The teenagers who have taken to the streets in France to senselessly destroy schools, buses, hospitals, and businesses do not care to be understood. They do not care to make a point. They care for one thing: destroying without consequence. The French government's policy of appeasement and containment has empowered young thugs to boldly go forth and pillage. If the French government were to actually send out police and military forces who used force in the form of tear gas and rubber bullets (and possibly even genuine bullets), the unrest that has paralyzed the French countryside in fear each night would come to an abrupt end.

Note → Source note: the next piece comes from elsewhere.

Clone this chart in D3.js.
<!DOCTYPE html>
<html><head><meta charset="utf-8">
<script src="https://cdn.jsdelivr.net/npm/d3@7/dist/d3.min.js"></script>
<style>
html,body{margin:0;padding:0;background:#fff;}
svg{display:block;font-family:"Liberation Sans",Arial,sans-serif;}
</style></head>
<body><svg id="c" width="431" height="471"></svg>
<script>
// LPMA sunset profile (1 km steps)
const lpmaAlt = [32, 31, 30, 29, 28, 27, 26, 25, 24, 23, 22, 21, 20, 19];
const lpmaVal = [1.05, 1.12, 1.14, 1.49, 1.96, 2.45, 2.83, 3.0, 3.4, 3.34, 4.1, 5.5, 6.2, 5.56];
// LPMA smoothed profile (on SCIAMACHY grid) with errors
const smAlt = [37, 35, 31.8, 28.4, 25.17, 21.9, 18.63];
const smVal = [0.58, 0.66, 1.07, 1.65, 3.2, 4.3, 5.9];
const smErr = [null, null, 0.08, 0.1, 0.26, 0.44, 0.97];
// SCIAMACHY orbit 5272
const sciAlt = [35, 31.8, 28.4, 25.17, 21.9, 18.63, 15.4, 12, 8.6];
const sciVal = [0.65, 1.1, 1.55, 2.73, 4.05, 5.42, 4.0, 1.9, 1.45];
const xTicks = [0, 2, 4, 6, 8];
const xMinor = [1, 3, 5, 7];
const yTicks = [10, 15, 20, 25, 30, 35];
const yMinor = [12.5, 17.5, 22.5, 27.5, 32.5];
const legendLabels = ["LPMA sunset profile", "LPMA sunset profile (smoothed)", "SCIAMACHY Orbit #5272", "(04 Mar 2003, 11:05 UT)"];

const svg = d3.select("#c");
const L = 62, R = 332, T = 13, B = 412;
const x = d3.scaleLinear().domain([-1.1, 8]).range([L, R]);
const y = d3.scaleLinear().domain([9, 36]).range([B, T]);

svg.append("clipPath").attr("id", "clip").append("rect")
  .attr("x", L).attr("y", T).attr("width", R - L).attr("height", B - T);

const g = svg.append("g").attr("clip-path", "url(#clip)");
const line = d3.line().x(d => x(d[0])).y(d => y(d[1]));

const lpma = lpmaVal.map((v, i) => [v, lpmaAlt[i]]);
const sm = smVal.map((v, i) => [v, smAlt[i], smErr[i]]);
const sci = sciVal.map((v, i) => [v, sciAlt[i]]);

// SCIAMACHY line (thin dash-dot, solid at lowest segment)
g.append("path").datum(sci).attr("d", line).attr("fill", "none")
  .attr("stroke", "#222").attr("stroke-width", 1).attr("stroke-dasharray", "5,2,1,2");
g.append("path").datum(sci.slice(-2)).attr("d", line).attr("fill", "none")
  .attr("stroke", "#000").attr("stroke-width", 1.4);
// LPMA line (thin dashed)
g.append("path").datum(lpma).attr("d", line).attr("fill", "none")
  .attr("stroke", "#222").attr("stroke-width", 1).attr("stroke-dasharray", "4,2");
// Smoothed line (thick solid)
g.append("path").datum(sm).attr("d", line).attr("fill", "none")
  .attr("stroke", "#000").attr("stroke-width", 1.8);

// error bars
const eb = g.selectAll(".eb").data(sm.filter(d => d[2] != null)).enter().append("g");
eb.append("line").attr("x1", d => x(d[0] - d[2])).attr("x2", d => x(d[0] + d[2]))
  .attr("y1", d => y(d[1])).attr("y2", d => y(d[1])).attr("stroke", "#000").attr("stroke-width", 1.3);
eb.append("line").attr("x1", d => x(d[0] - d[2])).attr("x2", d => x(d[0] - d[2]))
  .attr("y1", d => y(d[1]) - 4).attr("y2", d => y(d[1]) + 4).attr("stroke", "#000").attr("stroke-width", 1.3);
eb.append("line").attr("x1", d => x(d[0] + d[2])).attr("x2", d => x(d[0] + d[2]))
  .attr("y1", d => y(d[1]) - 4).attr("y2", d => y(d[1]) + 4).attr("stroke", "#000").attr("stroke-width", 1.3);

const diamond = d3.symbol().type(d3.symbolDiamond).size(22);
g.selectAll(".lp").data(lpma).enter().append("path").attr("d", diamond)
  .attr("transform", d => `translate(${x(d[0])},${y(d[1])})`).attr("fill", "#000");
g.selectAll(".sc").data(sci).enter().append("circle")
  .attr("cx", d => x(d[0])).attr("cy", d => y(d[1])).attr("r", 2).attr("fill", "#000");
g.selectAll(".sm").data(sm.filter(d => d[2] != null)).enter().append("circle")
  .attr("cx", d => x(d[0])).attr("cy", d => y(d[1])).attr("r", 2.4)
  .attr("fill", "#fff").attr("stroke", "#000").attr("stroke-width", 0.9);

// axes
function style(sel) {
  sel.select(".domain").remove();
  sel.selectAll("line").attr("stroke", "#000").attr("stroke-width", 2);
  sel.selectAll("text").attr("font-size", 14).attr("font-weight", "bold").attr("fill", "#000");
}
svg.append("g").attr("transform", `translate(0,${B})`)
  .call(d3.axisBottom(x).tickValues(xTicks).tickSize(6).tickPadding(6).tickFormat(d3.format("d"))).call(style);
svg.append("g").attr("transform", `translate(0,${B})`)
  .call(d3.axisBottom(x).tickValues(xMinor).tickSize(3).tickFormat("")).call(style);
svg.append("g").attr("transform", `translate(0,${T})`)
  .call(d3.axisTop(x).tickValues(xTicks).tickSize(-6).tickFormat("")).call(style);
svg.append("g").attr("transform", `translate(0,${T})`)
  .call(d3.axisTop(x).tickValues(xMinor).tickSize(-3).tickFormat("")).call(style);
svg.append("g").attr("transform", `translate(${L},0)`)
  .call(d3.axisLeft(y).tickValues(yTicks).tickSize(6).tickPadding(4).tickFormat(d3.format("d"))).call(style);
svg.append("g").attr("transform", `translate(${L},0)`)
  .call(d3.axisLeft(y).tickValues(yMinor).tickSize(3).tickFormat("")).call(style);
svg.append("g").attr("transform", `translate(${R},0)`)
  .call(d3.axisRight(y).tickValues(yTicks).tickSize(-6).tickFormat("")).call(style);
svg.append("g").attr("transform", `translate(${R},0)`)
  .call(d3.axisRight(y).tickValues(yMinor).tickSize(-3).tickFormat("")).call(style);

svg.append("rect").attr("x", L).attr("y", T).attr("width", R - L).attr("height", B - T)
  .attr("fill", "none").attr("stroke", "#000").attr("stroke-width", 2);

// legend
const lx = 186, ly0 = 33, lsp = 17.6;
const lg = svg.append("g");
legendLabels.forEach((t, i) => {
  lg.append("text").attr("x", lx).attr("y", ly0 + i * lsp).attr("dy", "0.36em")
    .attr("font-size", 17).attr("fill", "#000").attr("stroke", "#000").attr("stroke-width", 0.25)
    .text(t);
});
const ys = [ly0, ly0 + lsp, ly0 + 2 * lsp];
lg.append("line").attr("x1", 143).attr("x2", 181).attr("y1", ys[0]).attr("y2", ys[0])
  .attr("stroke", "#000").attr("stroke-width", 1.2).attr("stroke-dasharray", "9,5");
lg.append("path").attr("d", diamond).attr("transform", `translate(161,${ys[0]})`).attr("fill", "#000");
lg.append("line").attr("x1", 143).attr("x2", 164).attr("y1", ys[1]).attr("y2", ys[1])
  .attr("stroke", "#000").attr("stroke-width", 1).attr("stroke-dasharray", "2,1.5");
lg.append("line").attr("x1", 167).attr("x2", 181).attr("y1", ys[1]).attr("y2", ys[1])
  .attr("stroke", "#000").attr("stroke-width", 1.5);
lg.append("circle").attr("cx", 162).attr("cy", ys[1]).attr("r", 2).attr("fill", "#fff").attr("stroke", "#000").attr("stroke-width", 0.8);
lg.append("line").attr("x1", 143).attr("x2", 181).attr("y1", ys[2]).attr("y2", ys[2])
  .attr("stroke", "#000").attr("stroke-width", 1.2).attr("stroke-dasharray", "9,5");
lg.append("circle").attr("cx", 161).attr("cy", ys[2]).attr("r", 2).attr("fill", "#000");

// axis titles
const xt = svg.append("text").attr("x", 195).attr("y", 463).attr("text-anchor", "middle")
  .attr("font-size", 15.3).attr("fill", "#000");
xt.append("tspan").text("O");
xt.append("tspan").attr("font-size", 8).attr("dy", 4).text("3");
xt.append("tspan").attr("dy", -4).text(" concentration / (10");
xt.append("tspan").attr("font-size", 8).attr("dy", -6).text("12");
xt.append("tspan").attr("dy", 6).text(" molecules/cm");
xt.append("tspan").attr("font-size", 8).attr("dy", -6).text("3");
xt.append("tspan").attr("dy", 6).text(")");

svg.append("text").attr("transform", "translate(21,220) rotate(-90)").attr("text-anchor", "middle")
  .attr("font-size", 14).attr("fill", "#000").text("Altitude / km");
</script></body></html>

There would be those who erected graffiti memorials to the dead and eulogized them as martyrs and casualties of an unjust and uncaring society, but the French government would provide its citizens with the things that governments are supposed to provide their citizens: order and civil peace. Jacques Chirac can plead endlessly with the miscreants who burn and pillage nightly in his country; he can reason eloquently with them if he wishes to do so, but he will find that their characters render them incapable of hearing such speech. The character of the average rioter can be moved to cessation of destructive action by one thing only: a display of force that is greater than any he can muster, a force that could imperil the one thing he truly values, which is his life.

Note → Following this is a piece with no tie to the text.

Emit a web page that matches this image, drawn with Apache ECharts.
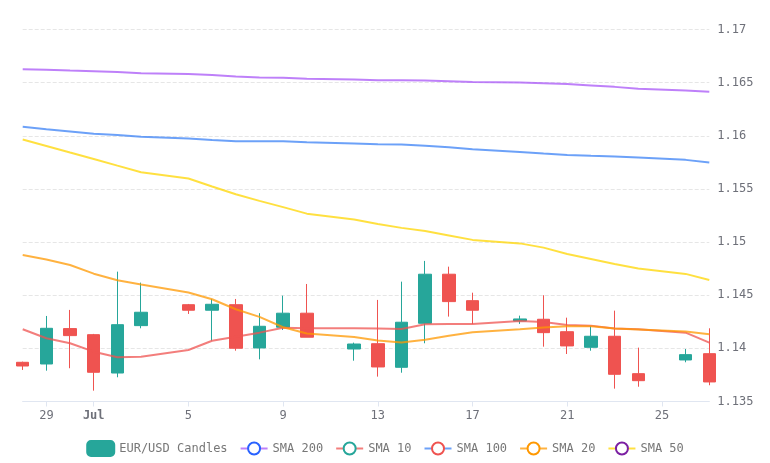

It remains to be seen if the French government has the willingness to muster up such a force in response to the chaos that has held its country captive in the past week. Perhaps negotiation is the answer and Chirac needs to request an audience with the rioter's potentate, whomever he may be, in order to set the terms for a peace. In the meantime, how many schools and hospitals will be burned, and how many French citizens who respect the law so much that they actually abide by it will be put at risk by their government's indecision?